Simple script can traverse your tons of documents and insert sitemap-01.xml for first 50,000, sitemap-02.xml for 2nd, and so on. This is just workaround, but Hugo made huge progress since this ticket was initially created.

jmooring commented 1 month ago

insert sitemap-01.xml for first 50,000, sitemap-02.xml

You are confusing site configuration with front matter override. You cannot override the filename in front matter. That's why the front matter override example in the documentation does not include filename.

FuadEfendi commented 1 month ago

Ok, I didn't know that... but then, to confirm, we have sitemap-index feature, and we still don't have multi-index support? For now, I run local build which generates huge sitemap, then I split is manually & disable sitemap generation, then deploy sitemaps from "static" folder as workaround.

jmooring commented 1 month ago

With a multilingual project we create one sitemap index, and individual sitemaps per language (site). Regardless of whether a project is monolingual or multilingual, we don't split sitemaps based on the number of entries.

That's why this issue is open.

bep commented 1 month ago

I think it's relatively clear what this issue is about.
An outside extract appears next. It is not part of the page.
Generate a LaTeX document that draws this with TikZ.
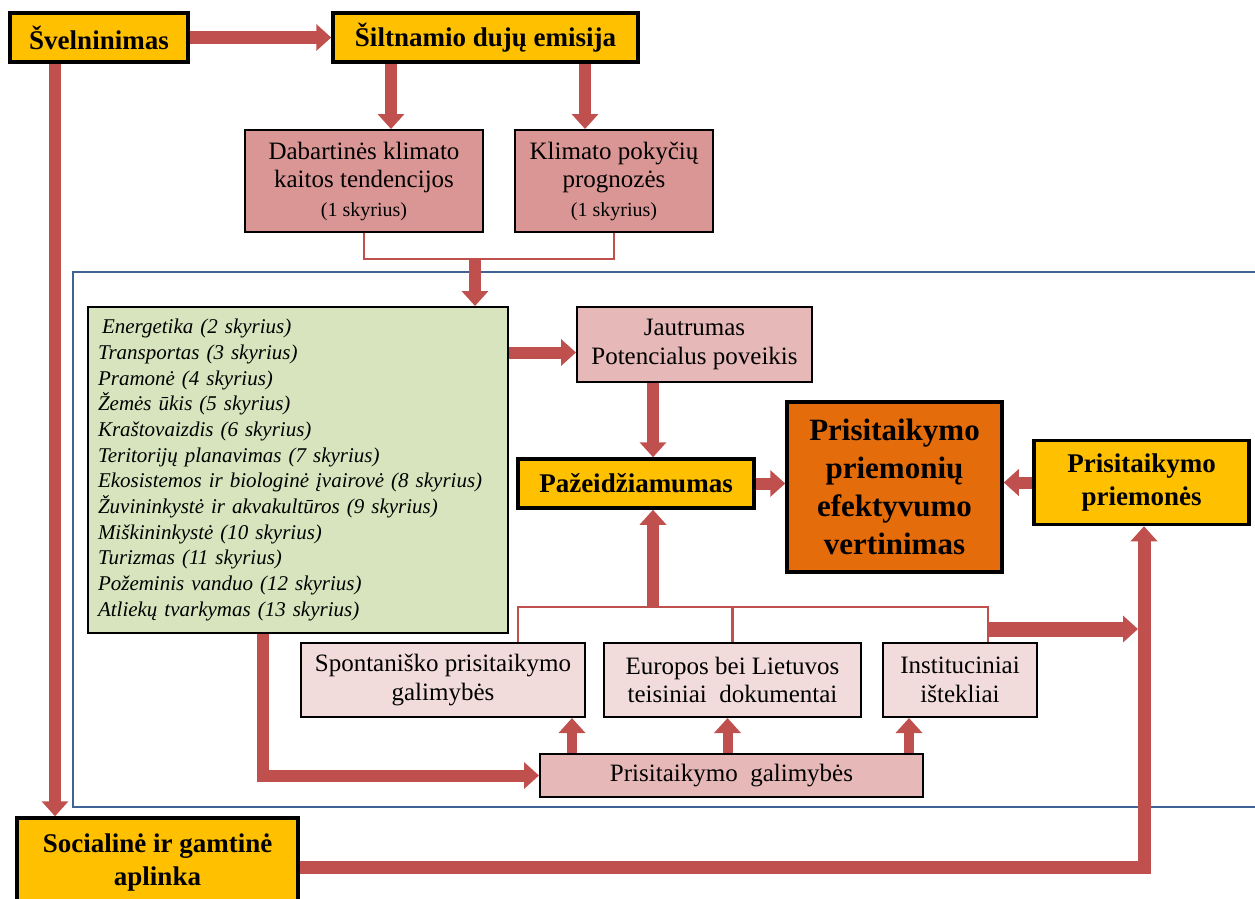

If you want to discuss workarounds, use https://discourse.gohugo.io/

One workaround could be to add your own sitemap template to your theme/project:

https://github.com/gohugoio/hugo/blob/master/tpl/tplimpl/embedded/templates/_default/sitemap.xml

And possibly filter out your 50k most interesting URLs from a SEO perspective ...

FuadEfendi commented 1 month ago

I have 270k modern terminology dictionary, all English, why should I filter "most interesting" terms? My workaround it simple: let Hugo generate huge XML, then take scissors and cut it into 6 pieces; or just write Java application which will generate what I need and place it into "static" folder, I'll need an hour for that. Since it is too hard for Hugo ;)
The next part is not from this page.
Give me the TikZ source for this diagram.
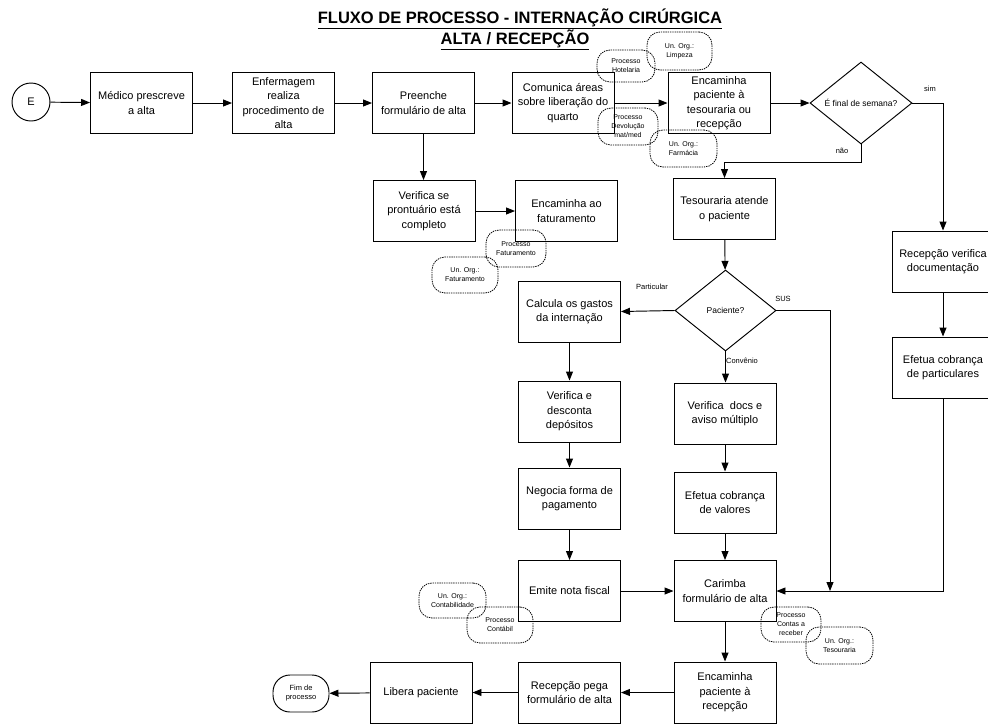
\documentclass[tikz,border=0pt]{standalone}
\usepackage{fontspec}
\setmainfont{Liberation Sans}
\usetikzlibrary{arrows.meta,shapes.geometric,calc}

\begin{document}
\begin{tikzpicture}[x=1pt,y=-1pt,
  line width=0.95pt,
  stepbox/.style={draw, minimum width=102pt, minimum height=61pt, inner sep=0pt,
    align=center, font=\fontsize{11}{14.5}\selectfont},
  decision/.style={draw, diamond, minimum width=102pt, minimum height=82pt,
    inner sep=0pt, align=center, font=\fontsize{8.5}{10}\selectfont},
  bubble/.style={draw, line width=0.8pt, dash pattern=on 1.4pt off 0.9pt, rounded corners=13pt,
    inner sep=0pt, align=center, font=\fontsize{7}{9}\selectfont},
  flowlabel/.style={font=\fontsize{7.5}{9}\selectfont, inner sep=0pt},
  flow/.style={-{Triangle[length=9pt,width=7pt]}},
]
\useasboundingbox (0,0) rectangle (988,724);

% title
\node[font=\fontsize{16.5}{18}\selectfont\bfseries, inner sep=0pt] (title1) at (520,19)
  {\underline{FLUXO DE PROCESSO - INTERNAÇÃO CIRÚRGICA}};
\node[font=\fontsize{16.5}{18}\selectfont\bfseries, inner sep=0pt] (title2) at (515,40)
  {\underline{ALTA / RECEPÇÃO}};

% top row
\node[draw, circle, minimum size=38pt, inner sep=0pt, font=\fontsize{11}{13}\selectfont] (start) at (31,102) {E};
\node[stepbox] (m1) at (141.5,103) {Médico prescreve\\a alta};
\node[stepbox] (m2) at (283.5,103) {Enfermagem\\realiza\\procedimento de\\alta};
\node[stepbox] (m3) at (423.5,103) {Preenche\\formulário de alta};
\node[stepbox] (m4) at (563,103) {Comunica áreas\\sobre liberação do\\quarto};
\node[stepbox] (m5) at (719,103) {Encaminha\\paciente à\\tesouraria ou\\recepção};
\node[decision] (d1) at (861,103) {É final de semana?};

% billing branch
\node[stepbox] (v1) at (424,211) {Verifica se\\prontuário está\\completo};
\node[stepbox] (f1) at (566.5,211) {Encaminha ao\\faturamento};

% treasury
\node[stepbox] (t1) at (724.5,209) {Tesouraria atende\\o paciente};
\node[decision, minimum width=101pt, minimum height=81pt] (d2) at (725.5,310.5) {Paciente?};

% private patient column
\node[stepbox] (c1) at (569.5,311.5) {Calcula os gastos\\da internação};
\node[stepbox] (c2) at (569.5,411.5) {Verifica e\\desconta\\depósitos};
\node[stepbox] (c3) at (569.5,498.5) {Negocia forma de\\pagamento};
\node[stepbox] (c4) at (569.5,591) {Emite nota fiscal};

% insurance column
\node[stepbox] (v2) at (725,413.5) {Verifica\ \ docs e\\aviso múltiplo};
\node[stepbox] (v3) at (725,502.5) {Efetua cobrança\\de valores};
\node[stepbox] (k1) at (725,591) {Carimba\\formulário de alta};
\node[stepbox] (k2) at (725,692.5) {Encaminha\\paciente à\\recepção};

% bottom row
\node[stepbox] (r3) at (569.5,692.5) {Recepção pega\\formulário de alta};
\node[stepbox] (r4) at (421,692.5) {Libera paciente};
\node[draw, rounded corners=17pt, minimum width=56pt, minimum height=37pt, inner sep=0pt,
  align=center, font=\fontsize{7.5}{9}\selectfont] (fim) at (301,693.5) {Fim de\\processo};

% weekend reception
\node[stepbox] (s1) at (943,261.5) {Recepção verifica\\documentação};
\node[stepbox] (s2) at (943,367.5) {Efetua cobrança\\de particulares};

% related processes and units
\node[bubble, minimum width=58pt, minimum height=32pt] (b1) at (626,66) {Processo\\Hotelaria};
\node[bubble, minimum width=65pt, minimum height=38pt] (b2) at (679.5,51) {Un. Org.:\\Limpeza};
\node[bubble, minimum width=60pt, minimum height=37pt] (b3) at (628,126.5) {Processo\\Devolução\\mat/med};
\node[bubble, minimum width=67pt, minimum height=37pt] (b4) at (683.5,148.5) {Un. Org.:\\Farmácia};
\node[bubble, minimum width=60pt, minimum height=37pt] (b5) at (516,248.5) {Processo\\Faturamento};
\node[bubble, minimum width=66pt, minimum height=36pt] (b6) at (465,275) {Un. Org.:\\Faturamento};
\node[bubble, minimum width=67pt, minimum height=35pt] (b7) at (452.5,600.5) {Un. Org.:\\Contabilidade};
\node[bubble, minimum width=66pt, minimum height=36pt] (b8) at (500,625) {Processo\\Contábil};
\node[bubble, minimum width=60pt, minimum height=35pt] (b9) at (791,624.5) {Processo\\Contas a\\receber};
\node[bubble, minimum width=67pt, minimum height=37pt] (b10) at (839.5,645.5) {Un. Org.:\\Tesouraria};

% connector corners
\coordinate (nao) at (861,162);
\coordinate (jn) at (830,591);

% connectors
\draw[flow] (start) -- (m1);
\draw[flow] (m1) -- (m2);
\draw[flow] (m2) -- (m3);
\draw[flow] (m3) -- (m4);
\draw[flow] (m4) -- (m5);
\draw[flow] (m5) -- (d1);
\draw[flow] (d1.east) -| (s1.north);
\draw[flow] (d1.south) -- (nao) -| (t1.north);
\draw[flow] (m3.south) -- (m3.south |- v1.north);
\draw[flow] (v1) -- (f1);
\draw[flow] (t1) -- (d2);
\draw[flow] (d2.west) -- (c1.east);
\draw[flow] (d2.east) -| (jn);
\draw[flow] (d2.south) -- (d2.south |- v2.north);
\draw[flow] (c1) -- (c2);
\draw[flow] (c2) -- (c3);
\draw[flow] (c3) -- (c4);
\draw[flow] (v2) -- (v3);
\draw[flow] (v3) -- (k1);
\draw[flow] (c4) -- (k1);
\draw[flow] (s1) -- (s2);
\draw[flow] (s2.south) |- (k1.east);
\draw[flow] (k1) -- (k2);
\draw[flow] (k2) -- (r3);
\draw[flow] (r3) -- (r4);
\draw[flow] (r4) -- (fim);

% branch labels
\node[flowlabel] (lsim) at (930,89) {sim};
\node[flowlabel] (lnao) at (842,151) {não};
\node[flowlabel] (lpart) at (652,287) {Particular};
\node[flowlabel] (lsus) at (783,299) {SUS};
\node[flowlabel] (lconv) at (742,361) {Convênio};
\end{tikzpicture}
\end{document}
FuadEfendi commented 1 month ago

Yes, multilingual support adds more complexity

FuadEfendi commented 1 month ago

Anyway, after some more thinking, sitemaps were invented for pages which are not reachable from homepage. For Hugo -based sites, sitemaps are not needed at all; but it is my personal opinion.

I love example with Amazon: they used sitemaps approx. ten years ago; but now, they don't. Perhaps they prefer to upload product listings in different specialized format to Google and other sites.

FuadEfendi commented 1 month ago

Sorry for writing too much, but continuing logically: I had a past "price comparison" site where product pages were reachable only from search results pages; it was nonsense to have "pagination" for such a huge site. So, I used sitemaps to explicitly generate URLs where I wanted the Search Engine to land.

It's important to note that sitemaps are not necessary for typical Articles or blog sites with a well-structured menu/submenu/pagination. They are only required in specific cases, such as the one I encountered: a site with a few hundred thousand products, accessible solely through the Search Bar. In such instances, Google may not discover these pages due to the lack of a link route from Home to Child to Sub-Child, and so on. Therefore, sitemaps are particularly useful for managing large sites. For instance, I disabled pagination for my 270k dictionary site; it's not user-friendly to paginate the letter 'K' with 1000 links on a page, spread across 20 pages. In such cases, sitemaps can help to streamline the user ("robot" lol) experience.

Therefore, in Hugo, the use case for sitemaps is only for huge sites where we are forced to disable pagination.

Some other non-Hugo use cases for sitemaps: SPA (Single-Page Application) which we want to made searchable; and etc.